This invention relates generally to the prevention of breakage of marine propellers and their shafts; and more particularly to flow guide structure characterized as cooperating with a propeller to achieve this purpose, and additional advantages, as will appear.
Conventional propeller installations are characterized by tendencies for fatigue fracturing at blade root areas, and at drive shafts near the propellers. Analysis reveals that a propeller's axis of rotation is not parallel to the direction of water flow entering the propeller zone, and the thrust induced upon the blades is not the same at all phases of revolution. Thus, as a curved or angled blade rotates relatively downwardly, (for example at 9 o'clock rotation angle), the water loading thereon is different than the loading on the blade as it rotates relatively upwardly (for example at 3 o'clock rotation angle). The blade can as a result be cyclically unloaded and overloaded as it rotates, leading to fatigue and breakage of propeller blades and shafts, due to bending fatigue, and also cavitation.

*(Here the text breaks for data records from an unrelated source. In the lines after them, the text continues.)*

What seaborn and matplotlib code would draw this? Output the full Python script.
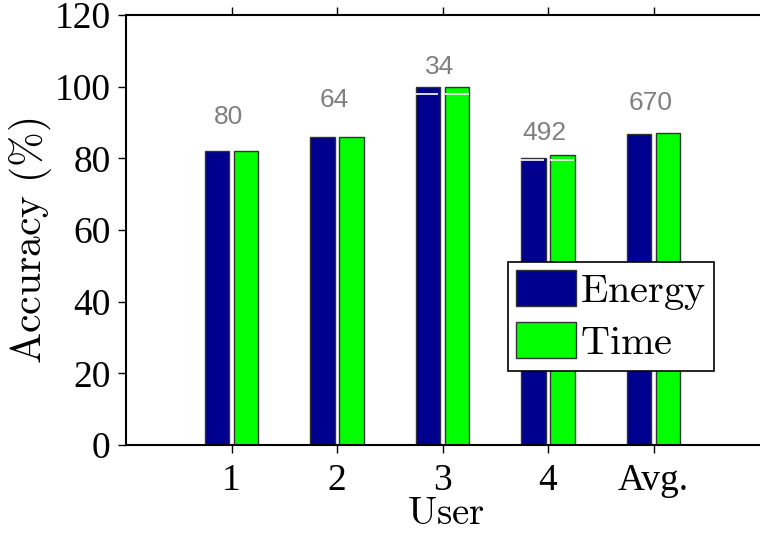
import matplotlib
matplotlib.use("Agg")
import matplotlib.pyplot as plt
import seaborn as sns
import pandas as pd

users = ["1", "2", "3", "4", "Avg."]
energy = [82, 86, 100, 80, 86.8]
time_ = [82, 86, 100, 81, 87]
counts = ["80", "64", "34", "492", "670"]
count_y = [91.5, 96.3, 105.5, 87, 95.5]
yticks = [0, 20, 40, 60, 80, 100, 120]

df = pd.DataFrame({
    "User": users * 2,
    "Accuracy": energy + time_,
    "Metric": ["Energy"] * len(users) + ["Time"] * len(users),
})

sns.set_style("white")
plt.rcParams["font.family"] = ["Liberation Serif", "DejaVu Serif"]
plt.rcParams["mathtext.fontset"] = "cm"
plt.rcParams["text.color"] = "black"
plt.rcParams["xtick.color"] = "black"
plt.rcParams["ytick.color"] = "black"
plt.rcParams["axes.labelcolor"] = "black"

fig = plt.figure(figsize=(7.6, 5.34), dpi=100)
ax = fig.add_axes([126 / 760, 89 / 534, 633 / 760, 430 / 534])

sns.barplot(data=df, x="User", y="Accuracy", hue="Metric", order=users,
            palette={"Energy": "#00008F", "Time": "#00FF00"},
            width=0.55, gap=0.16, edgecolor="#333333", linewidth=1.0,
            saturation=1, ax=ax, legend=True)

# white seams inside the top of some bars (as in the original render)
ax.hlines([98, 98], [1.73, 2.02], [1.96, 2.25], color="white", lw=1.2, zorder=5)
ax.hlines([79.4, 79.4], [2.73, 3.02], [2.96, 3.25], color="white", lw=1.2, zorder=5)

for i, (c, y) in enumerate(zip(counts, count_y)):
    ax.text(i - 0.03, y, c, ha="center", va="center", color="#808080",
            fontsize=19, family=["Liberation Sans", "DejaVu Sans"])

ax.set_xlim(-1, 5)
ax.set_ylim(0, 120)
ax.set_yticks(yticks)
ax.set_yticklabels([str(v) for v in yticks])
ax.tick_params(axis="both", labelsize=27, direction="out", length=6, width=1,
               color="black", labelcolor="black", pad=5)
ax.tick_params(axis="x", top=True, bottom=True, pad=7)
ax.tick_params(axis="y", left=True, right=False)
for s in ["left", "bottom", "top"]:
    ax.spines[s].set_visible(True)
    ax.spines[s].set_color("black")
    ax.spines[s].set_linewidth(1.5)
ax.spines["right"].set_visible(False)

ax.set_ylabel(r"$\mathrm{Accuracy\ (\%)}$", fontsize=30)
ax.yaxis.set_label_coords(-0.114, 0.474)
ax.set_xlabel(r"$\mathrm{User}$", fontsize=28)
ax.xaxis.set_label_coords(0.505, -0.118)

leg = ax.legend(loc="upper left", bbox_to_anchor=(0.603, 0.426), fontsize=29,
                frameon=True, fancybox=False, framealpha=1,
                handlelength=1.5, handleheight=1.0,
                handletextpad=0.1, labelspacing=0.25, borderpad=0.2,
                borderaxespad=0)
leg.get_frame().set_edgecolor("black")
leg.get_frame().set_linewidth(1.2)
for t in leg.get_texts():
    t.set_text(r"$\mathrm{" + t.get_text() + "}$")
for h in leg.legend_handles:
    h.set_edgecolor("#333333")

fig.savefig("out.png", dpi=100)
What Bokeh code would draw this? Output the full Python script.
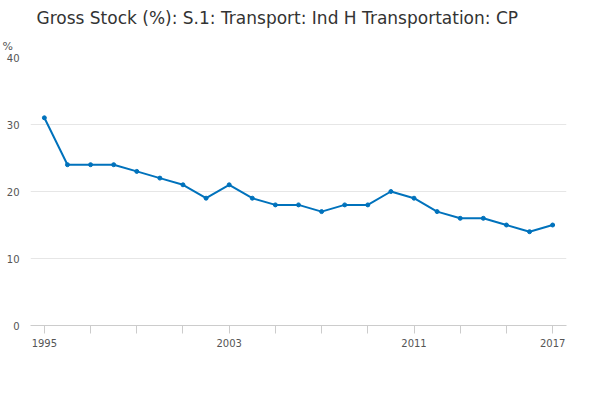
from bokeh.plotting import figure
from bokeh.embed import file_html
from bokeh.resources import INLINE
from bokeh.models import FixedTicker, Legend, LegendItem, Title, Range1d

years = list(range(1995, 2018))
values = [31,24,24,24,23,22,21,19,21,19,18,18,17,18,18,20,19,17,16,16,15,14,15]
series_name = "Gross Stock (%): S.1: Transport: Ind H Transportation: CP"
shown_labels = {1995: "1995", 2003: "2003", 2011: "2011", 2017: "2017"}

p = figure(frame_width=536, frame_height=268, output_backend="svg", toolbar_location=None,
           x_range=Range1d(1994.4, 2017.6), y_range=Range1d(0, 40))
p.min_border_left = 30
p.min_border_right = 8
p.min_border_top = 5
p.min_border_bottom = 0
p.outline_line_color = None

p.title.text = series_name
p.title.text_font = "DejaVu Sans"
p.title.text_font_size = "17px"
p.title.text_font_style = "normal"
p.title.text_color = "#333333"
p.title.offset = 6

r = p.line(years, values, line_color="#0072bc", line_width=2)
s = p.scatter(years, values, size=4, color="#0072bc")

p.yaxis.ticker = FixedTicker(ticks=[0, 10, 20, 30, 40])
p.xaxis.ticker = FixedTicker(ticks=list(range(1995, 2018, 2)))
p.xaxis.major_label_overrides = {y: shown_labels.get(y, "") for y in range(1995, 2018)}
for ax in (p.xaxis, p.yaxis):
    ax.major_label_text_font = "DejaVu Sans"
    ax.major_label_text_font_size = "10px"
    ax.major_label_text_color = "#555555"
    ax.minor_tick_line_color = None
p.yaxis.axis_line_color = None
p.yaxis.major_tick_line_color = None
p.xaxis.axis_line_color = "#cccccc"
p.xaxis.major_tick_line_color = "#cccccc"
p.xaxis.major_tick_in = 0
p.xaxis.major_tick_out = 8
p.xgrid.grid_line_color = None
p.ygrid.grid_line_color = "#e6e6e6"

p.add_layout(Title(text="%", text_font_size="11px", text_font_style="normal",
                   text_color="#555555", text_font="DejaVu Sans", offset=-28), "above")

legend = Legend(items=[LegendItem(label=series_name, renderers=[r, s])],
                location="center", orientation="horizontal",
                label_text_font="DejaVu Sans", label_text_font_size="12px",
                label_text_font_style="bold", label_text_color="#333333",
                border_line_color=None, margin=4, padding=4)
p.add_layout(legend, "below")
p.add_layout(Title(text="Source:", align="right", text_font_size="12px",
                   text_font_style="normal", text_color="#555555",
                   text_font="DejaVu Sans"), "below")

open("out.html", "w").write(file_html(p, INLINE))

Further, a condition called stern vibration or rumble is a common occurrence especially with the installation of two or four bladed propellers. In the case of a two bladed propeller, a full unloading and overloading of the propeller blades occur each 1/2 revolution, and for a four bladed propeller the same occurs each one fourth revolution. It is in general not practical to install a through hull propeller shaft, to extend axially parallel to the flow of water past the hull, so that the plane of propeller rotation is perpendicular to the water flow direction.